U.S. Supreme Court Riddle v. Moss, 11 U.S. 206 (1812)
Riddle v. Moss
11 U.S. 206
ERROR TO THE CIRCUIT COURT
FOR THE DISTRICT OF COLUMBIA
Decided: that the principal obligor in a bond is not a competent witness for the surety; in an action upon the bond; the principal being liable to the surety for costs in case the judgment should be against him.
This was an action of debt on a joint bond given by John Welch as principal obligor and the defendant Moss as his surety. The suit abated as to Welch by the return of the marshal that he was no inhabitant of the district. The defendant, Moss, pleaded specially certain facts in avoidance of the bond as to him alone, upon which issue was joined, and upon the trial the defendant, Moss, offered as a witness the said John Welch, the principal obligor, who was permitted by the court below to testify for the defendant, and upon his cross-examination confessed that he had made over to Moss all his property as security to indemnify him against the event of this suit.
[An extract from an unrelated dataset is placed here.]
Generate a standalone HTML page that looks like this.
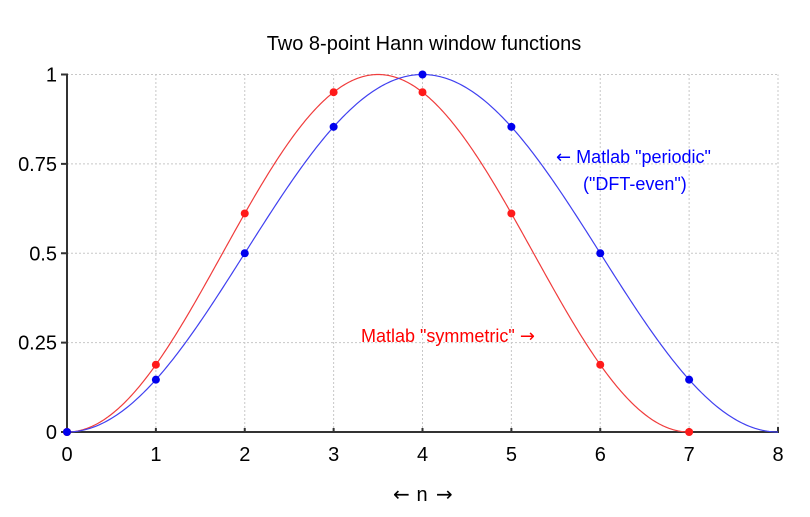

The plaintiff took a bill of exceptions, and the verdict and judgment being against him, brought his writ of error to this Court.
MR. CHIEF JUSTICE MARSHALL delivered the opinion of the Court to the following effect.
The Court is of opinion that Welch, the co-obligor, was interested, and was therefore an incompetent witness.
It was a consideration of some importance that he had given Moss a deed of trust of his effects to indemnify him against this suit, but the principal circumstance was that Welch's liability would be increased to the extent of the costs of this suit if the judgment should be against Moss.